El presidente asintió.

—Gracias, señores, formularé mis sugerencias en forma breve. Primera: propongo que en el futuro nuestras convenciones se lleven a cabo en locales, donde el doctor Nicholas y otros de su raza, sean aceptados sin preguntas ni inconvenientes. Hay muchos lugares que el resto de nosotros encontrará aceptables. En segundo lugar: propongo que levantemos un acta desaprobando la actitud de este hotel al rechazar al doctor Nicholas; después de lo cual deberíamos continuar con nuestra convención, como se proyectó.

En el estrado, el doctor Ingram sacudía la cabeza, sin poder creer lo que oía.

El orador consultó una hoja de papel que tenía en la mano.

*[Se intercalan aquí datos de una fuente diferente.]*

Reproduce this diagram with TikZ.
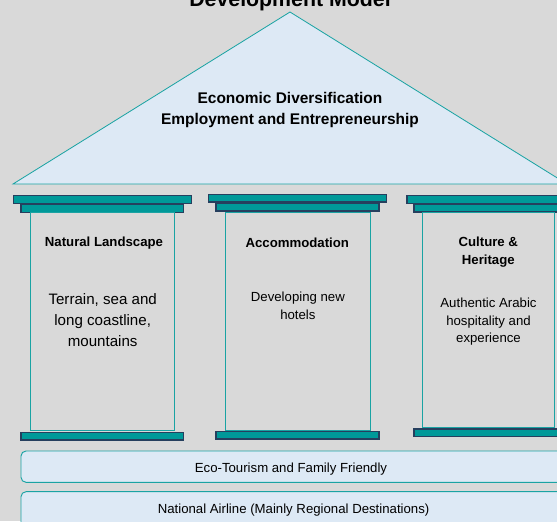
\documentclass[tikz,border=0pt]{standalone}
\usepackage{fontspec}
\setmainfont{Liberation Sans}
\definecolor{wallgray}{HTML}{D9D9D9}
\definecolor{capteal}{HTML}{009999}
\definecolor{capedge}{HTML}{263F5E}
\definecolor{lineteal}{HTML}{1AA3A3}
\definecolor{paleblue}{HTML}{DDE9F5}
\tikzset{
  wall/.style={fill=wallgray, draw=none},
  roof/.style={fill=paleblue, draw=lineteal, line width=0.7pt, line join=miter},
  capbar/.style={fill=capteal, draw=capedge, line width=1.1pt},
  shaft/.style={fill=wallgray, draw=lineteal, line width=0.7pt},
  band/.style={fill=paleblue, draw=lineteal, line width=0.8pt, rounded corners=0.15cm},
  titlelabel/.style={font=\fontsize{18.2}{20}\selectfont\bfseries, inner sep=0pt},
  rooflabel/.style={font=\fontsize{13.2}{17.7}\selectfont\bfseries, align=center, inner sep=0pt},
  headlabel/.style={font=\fontsize{11.27}{15.1}\selectfont\bfseries, align=center, inner sep=0pt},
  bodylabel/.style={font=\fontsize{11.27}{14.7}\selectfont, align=center, inner sep=0pt},
  biglabel/.style={font=\fontsize{12.9}{17.9}\selectfont, align=center, inner sep=0pt},
}
\begin{document}
\begin{tikzpicture}
\useasboundingbox (0,0) rectangle (16.710,15.630);
\fill[wall] (0,0) rectangle (16.710,15.630);
% roof
\node[titlelabel, anchor=base] (title) at (8.700,15.420) {Development Model};
\draw[roof] (0.390,10.110) -- (8.700,15.270) -- (17.010,10.110) -- cycle;
\node[rooflabel] (rooftext) at (8.700,12.320) {Economic Diversification\\Employment and Entrepreneurship};
% pillar 1
\draw[capbar] (0.399,9.759) rectangle (5.751,9.531);
\draw[capbar] (0.630,9.501) rectangle (5.511,9.261);
\draw[shaft] (0.909,9.249) rectangle (5.229,2.709);
\draw[capbar] (0.630,2.655) rectangle (5.511,2.430);
\node[headlabel] (natural) at (3.120,8.331) {Natural Landscape};
\node[biglabel] (terrain) at (3.081,6.021) {Terrain, sea and\\long coastline,\\mountains};
% pillar 2
\draw[capbar] (6.249,9.789) rectangle (11.601,9.570);
\draw[capbar] (6.480,9.531) rectangle (11.370,9.300);
\draw[shaft] (6.759,9.270) rectangle (11.100,2.730);
\draw[capbar] (6.480,2.685) rectangle (11.370,2.460);
\node[headlabel] (accom) at (8.919,8.361) {Accommodation};
\node[bodylabel] (hotels) at (8.937,6.456) {Developing new\\hotels};
% pillar 3
\draw[capbar] (12.210,9.759) rectangle (17.550,9.531);
\draw[capbar] (12.420,9.510) rectangle (17.310,9.270);
\draw[shaft] (12.669,9.249) rectangle (16.620,2.811);
\draw[capbar] (12.420,2.760) rectangle (17.310,2.529);
\node[headlabel] (culture) at (14.649,8.064) {Culture \&\\Heritage};
\node[bodylabel] (arabic) at (14.655,5.976) {Authentic Arabic\\hospitality and\\experience};
% foundation
\draw[band] (0.630,2.100) rectangle (18.000,1.161);
\node[bodylabel] (eco) at (8.730,1.551) {Eco-Tourism and Family Friendly};
\draw[band] (0.630,0.879) rectangle (18.000,-0.600);
\node[bodylabel] (airline) at (8.808,0.330) {National Airline (Mainly Regional Destinations)};
\end{tikzpicture}
\end{document}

—De acuerdo con otros miembros de la junta ejecutiva, he preparado una resolución…

En su nido de ave de presa, Quaratone había dejado de escuchar. Se podía presumir lo que diría; si era necesario, obtendría una copia más tarde. Observaba, en cambio, los rostros del auditorio de allí abajo. Era un conjunto de rostros comunes, de hombres razonablemente educados. Traslucían alivio. Alivio, pensó Quaratone, al no tener que afrontar el tipo de acción, poco cómoda y desacostumbrada, que había propuesto el doctor Ingram. El recurso de las palabras, exhibidas con cuidado en un estilo democrático, ofreció una salida. Las conciencias se sentirían aliviadas, las conveniencias intactas. Había habido una suave protesta, un solo orador que apoyó al doctor Ingram, pero de poco peso. Y la reunión parecía abocarse a una prolija discusión respecto a las palabras de la resolución.

El hombre del

Time se estremeció, lo que le recordó que entre otras molestias, había estado cerca de una hora en un conducto de aire frío. Pero el esfuerzo había valido la pena. Tenía una historia vivida que los estilistas de Nueva York podían volver a redactar cáusticamente. También tenía la idea de que esta semana, su trabajo no sería cercenado.